And guess what? The Andersonstown News doesn't know either. But we're happy to be among the very few to admit as much.

Law and Orde

Pat Brosnan on policing in the north of Ireland:

NORTHERN Ireland chief constable Hugh Orde has been put on a par with the Pope. Like His Holiness speaking ex cathedra when he addresses matters of faith and morals, Mr Orde has been vested with the quality of infallibility since pronouncing that the IRA was responsible for beggaring the Northern Bank in Belfast.

The robbery took place on December 20, but the chief constable didn't say a word about it publicly until late in the first week of January. He probably didn't want to upset anybody's Christmas or new year celebrations by mentioning the empty bank vaults.

When he did say a word, everybody took it as gospel except Sinn Féin and the IRA. Having met with members of the policing board, the chief constable declared that the IRA was responsible for making the unauthorised withdrawals.

No ifs or buts, he said the organisation was to blame for the multi-million job.

No other element loyalist, freelance or imported even made the shortlist. Mr Orde was so confident it was the republicans he didn't feel the need to produce any evidence.

Probably because there was none. It was, and still is, his opinion that the IRA pulled off this monumental heist.

He said: "In my opinion the Provisional IRA were responsible for this crime and all main lines of inquiry currently undertaken are in that direction." It is possible just possible that all those lines of inquiry are going in the wrong direction.

I presume the standard of evidence in the North is not simply grounded on the chief constable's opinion.
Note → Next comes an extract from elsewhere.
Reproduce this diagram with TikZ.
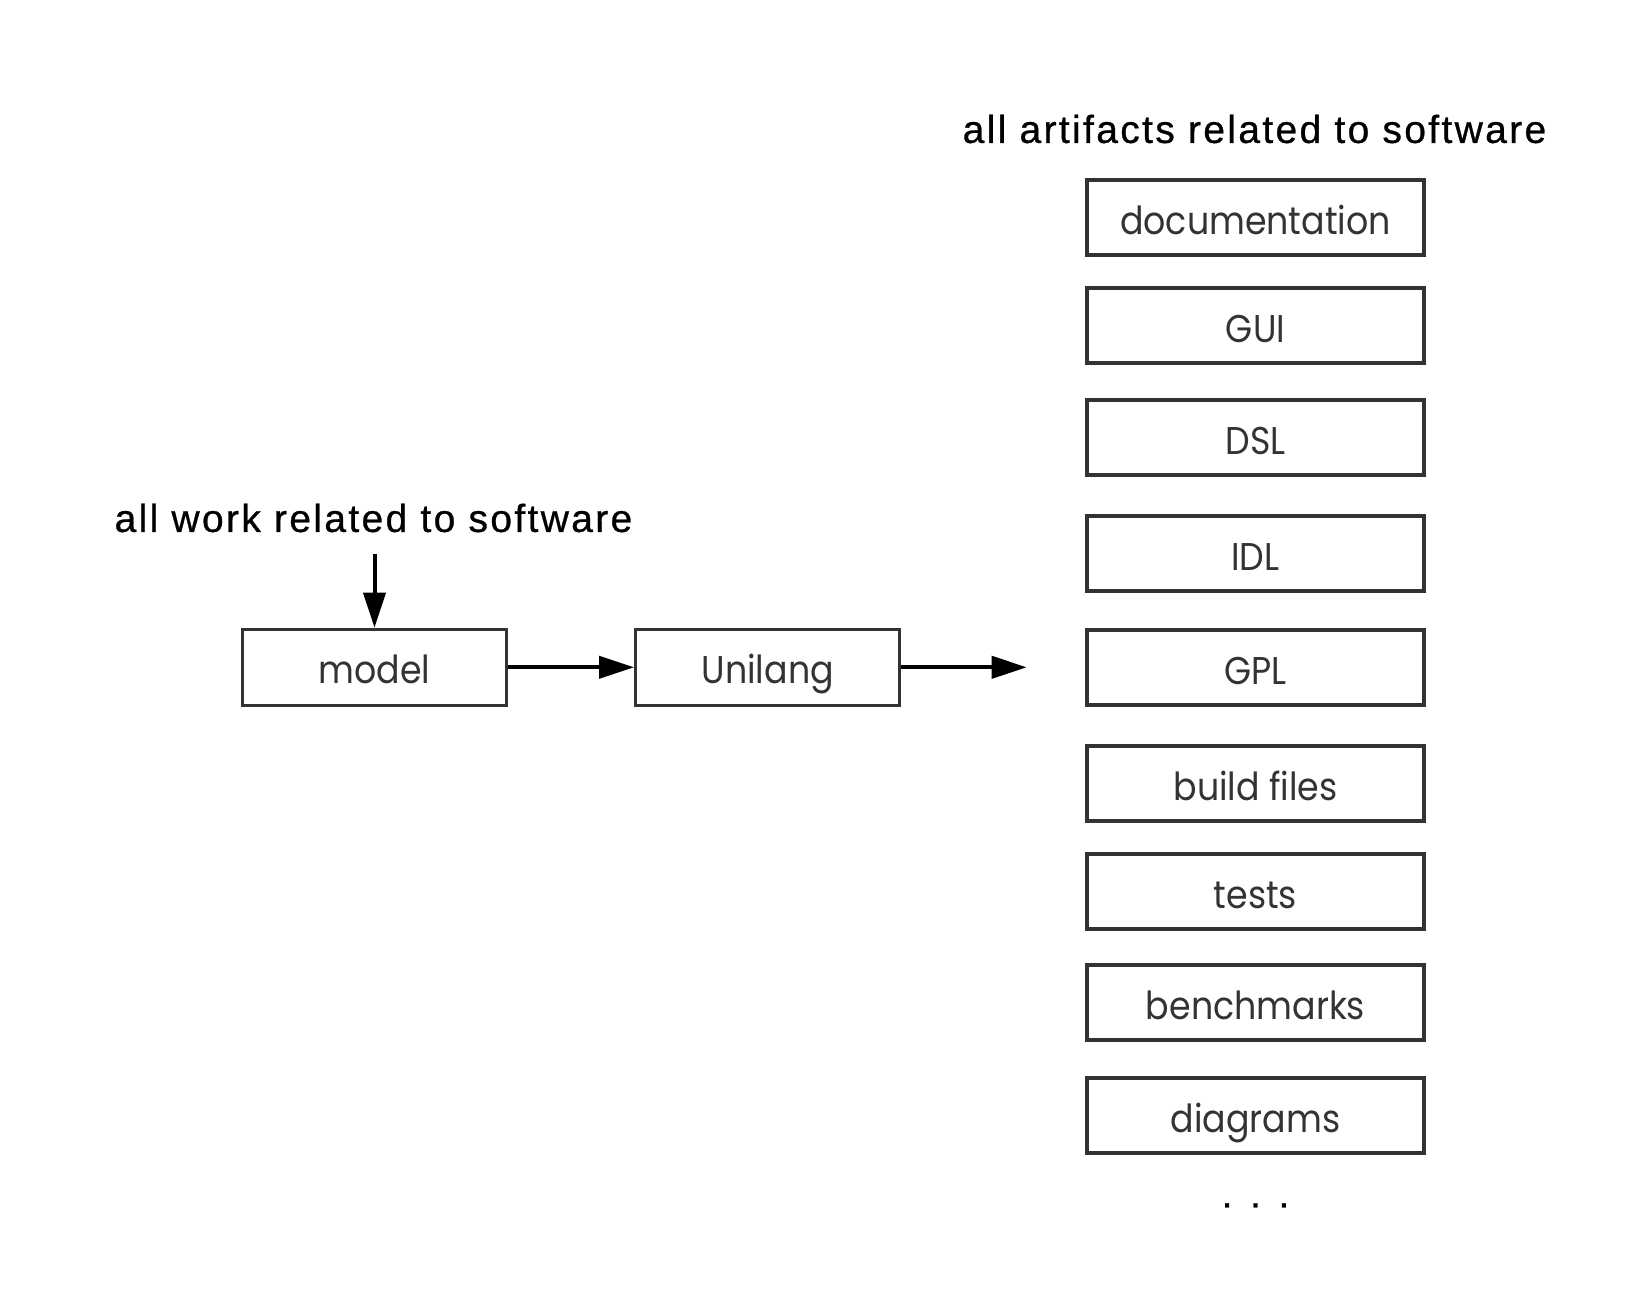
\documentclass[tikz,border=0pt]{standalone}
\usepackage{fontspec}
\setmainfont{Liberation Sans}
\newfontfamily\boxfont[FakeStretch=0.9]{Poppins}
\newfontfamily\labelfont[LetterSpace=6, FakeBold=0.7]{Liberation Sans}
\usepackage{tikz}
\usetikzlibrary{calc}
\usetikzlibrary{positioning}
\usetikzlibrary{arrows.meta}
\definecolor{boxgray}{HTML}{333333}
\tikzstyle{artnode} = [draw=boxgray, line width=1pt, minimum width=101.1pt, minimum height=22.5pt, inner sep=0pt, text height=11pt, text depth=1pt, text=boxgray, font=\boxfont\fontsize{11.6}{14}\selectfont]
\tikzstyle{stagenode} = [artnode, minimum width=79.2pt, minimum height=22.8pt]
\tikzstyle{titlenode} = [inner sep=0pt, font=\labelfont\fontsize{11.7}{13}\selectfont]
\tikzstyle{flow} = [-{Triangle[length=10.5pt, width=6.6pt]}, line width=1.2pt]

\begin{document}
\begin{tikzpicture}[x=0.3pt, y=0.3pt]
\useasboundingbox (0,0) rectangle (1631,1309);
% left side
\node[stagenode] (model) at (374.5,641.7) {model};
\node[stagenode] (unilang) at ($(model)+(393.2,0)$) {Unilang};
\node[titlenode] (work) at ($(model)+(-1,149.3)$) {all work related to software};
\coordinate (workin) at ($(model)+(0,113)$);
\coordinate (out) at ($(unilang)+(259,0)$);
\draw[flow] (workin) -- (model);
\draw[flow] (model) -- (unilang);
\draw[flow] (unilang) -- (out);

% artifacts column
\node[artnode] (doc) at (1255.5,1091.6) {documentation};
\node[artnode] (gui) at ($(doc)+(0,-108)$) {GUI};
\node[artnode] (dsl) at ($(gui)+(0,-112)$) {DSL};
\node[artnode] (idl) at ($(dsl)+(0,-116)$) {IDL};
\node[artnode] (gpl) at ($(idl)+(0,-114)$) {GPL};
\node[artnode] (build) at ($(gpl)+(0,-116)$) {build files};
\node[artnode] (tests) at ($(build)+(0,-108)$) {tests};
\node[artnode] (bench) at ($(tests)+(0,-111)$) {benchmarks};
\node[artnode] (diag) at ($(bench)+(0,-113)$) {diagrams};
\node[titlenode] (dots) at ($(diag)+(0,-90)$) {. . .};
\node[titlenode] (artifacts) at ($(doc)+(-1,88.4)$) {all artifacts related to software};
\end{tikzpicture}
\end{document}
If that were so, the costly business of courts of law could be dispensed with, as could a person's right to a fair trial.

True, the IRA were oblivious to that same right when they carried out atrocities that were justified in their opinion, but nobody else's.

It would be outrageous to suggest that the chief constable would give his opinion in the case of a civilian charged with murder before it was dealt with by a court of law because such an unwarranted intervention would have serious consequences.

It can be argued that the normal standards by which justice is administered should not apply to a paramilitary organisation, but that is not the norm we apply.

There is a sneaking suspicion that the IRA did rob the Northern Bank because they are perceived to have the experience and logistical capability to do so.

But, because of the fragile state of the peace process, it demands more than a sneaking suspicion or a chief constable's opinion to lay the blame squarely at the door of one particular organisation without conclusive proof.

And that, like the bank's money, is missing at the moment. The independent monitoring commission (IMC) is to investigate the matter, and while that will take some time, so too will the PSNI investigation.

Why couldn't the chief constable have kept his opinion to himself until the outcome of the IMC investigation, or until such time as he was able to produce conclusive proof?

Efforts to restore the institutions in the North were going nowhere until at least after the forthcoming British election, so the question of whether or not the IRA was responsible, and the political implications for Sinn Fein, did not warrant his intervention at this stage.

They are definitely going nowhere since Mr Orde fingered the IRA as his only suspect.

The extraordinary thing was that his unsubstantiated opinion was so readily accepted as fact by both governments, opposition parties and, gleefully, by the DUP.

Taoiseach Bertie Ahern appeared on TV wearing a wounded look as he described the betrayal he felt that Sinn Féin knew of the impending raid even as he was in negotiations with them.

Now he knows how the country felt when he promised so much before the general election and failed to deliver on most of it.

Tony Blair also accepted Orde's unsubstantiated opinion, stating that he would not have made the claims without evidence. Then Mr Blair said the magic words which were music to the ears of the likes of Ian Paisley.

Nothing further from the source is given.